Copyright © 2018 Albuquerque Journal
A man who released a fox from a foot-hold trap near Placitas recently has filed an appeal that seeks to have his record cleared of a criminal complaint made against him by the New Mexico Department of Game and Fish.
The complaint, filed Jan. 11 in Sandoval County magistrate court, charges Gary Miles with possession of a live furbearer. The charge, a misdemeanor, was dismissed without prejudice, meaning it could be refiled.
“I can’t believe they did this,” Miles said of the criminal complaint. “We should not be bullied for having an animal and trying to get it care.”
Miles, founder and owner of Placitas Animal Rescue, attempted, unsuccessfully, to get veterinary care for the fox after releasing it from the trap. He said the animal “escaped” after its left forefoot, which had been injured by the trap, healed.
On Thursday, Miles filed an appeal in Sandoval County’s 13th Judicial District Court asking that his record be cleared of the charge. Miles told the Journal he is especially upset about the complaint because online court records list the offense as “unlawful hunting and fishing.”

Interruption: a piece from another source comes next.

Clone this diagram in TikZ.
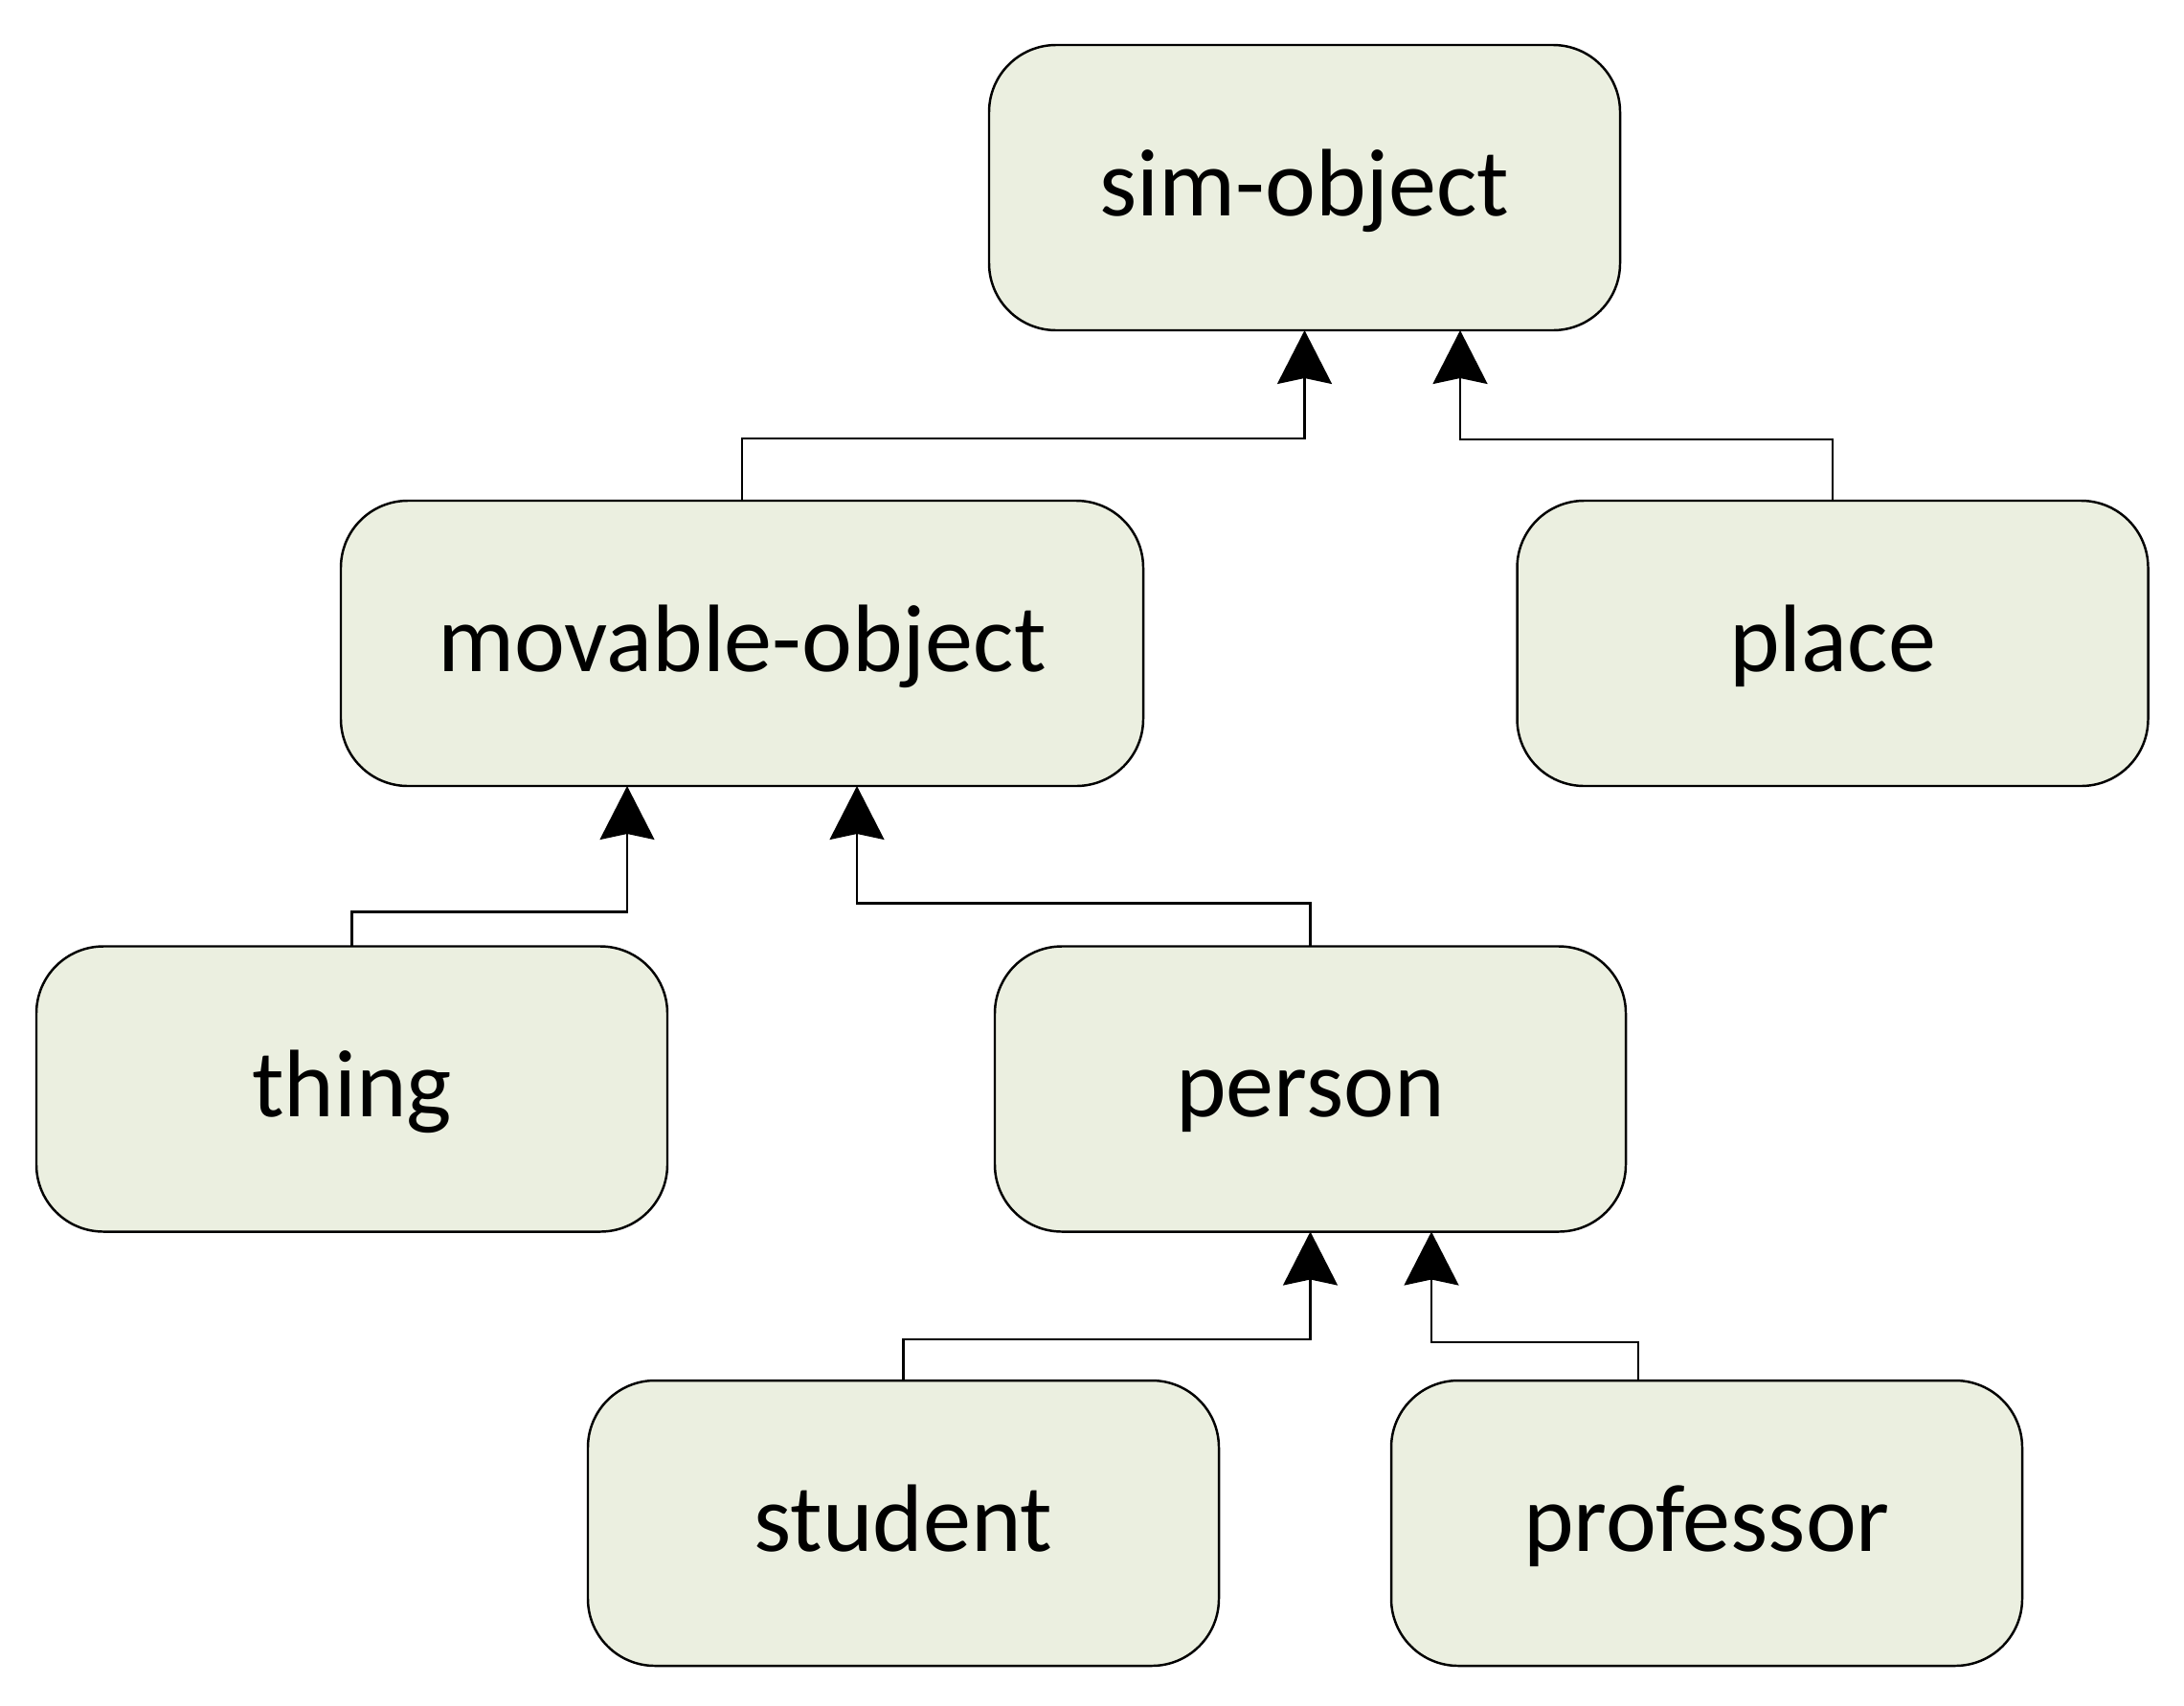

“I’m not against hunting and fishing if it is done properly,” he said. “But I don’t do it. It hurts my reputation because I’m in the animal-rescue business.”
In his appeal, Miles writes that he has operated Placitas Animal Rescue for 30 years and has a reputation as a friend to all animals. He notes that the unlawful hunting and fishing charge could damage that reputation and negatively affect donations to his rescue operation.
Miles released the gray fox on Dec. 30 after being called by Placitas resident Lauri Dodge, who discovered the trapped animal while running in Las Huertas Canyon near Placitas.
People trap animals for their fur, which has commercial value, and trapping, with certain restrictions, is legal on public lands in New Mexico as long as the trapper is licensed.
It is illegal to release wildlife from a trap belonging to a licensed trapper.
Dan Williams, Game and Fish Department spokesman, said it is not known if the trap that snared this fox is legal because the trap was destroyed during the animal’s release, making it impossible to find trapper ID information required for all licensed traps.
But it is also illegal to possess live furbearers such as foxes.
Miles told the Journal he refused to surrender the fox to a Game and Fish conservation officer because he was concerned the animal would be destroyed. Williams said Game and Fish filed the criminal complaint because Miles not only broke the law by having the animal in his possession but also declined to turn over the fox “when given the chance to be reasonable.”
Miles also was served with a warning citation for releasing and retaining a fox and interfering with a foot-hold trap. Dodge received a warning citation for interfering with a foot-hold trap. Both said the experience has made them determined to work to change New Mexico trapping laws.
Dodge, a health care professional, said if she ever again finds a trapped animal, she will call for help to get it released.
“I could not walk past a sick or suffering animal without trying to help,” she said. “We need to work to get rid of these archaic and barbaric laws. New Mexico needs to be more progressive.”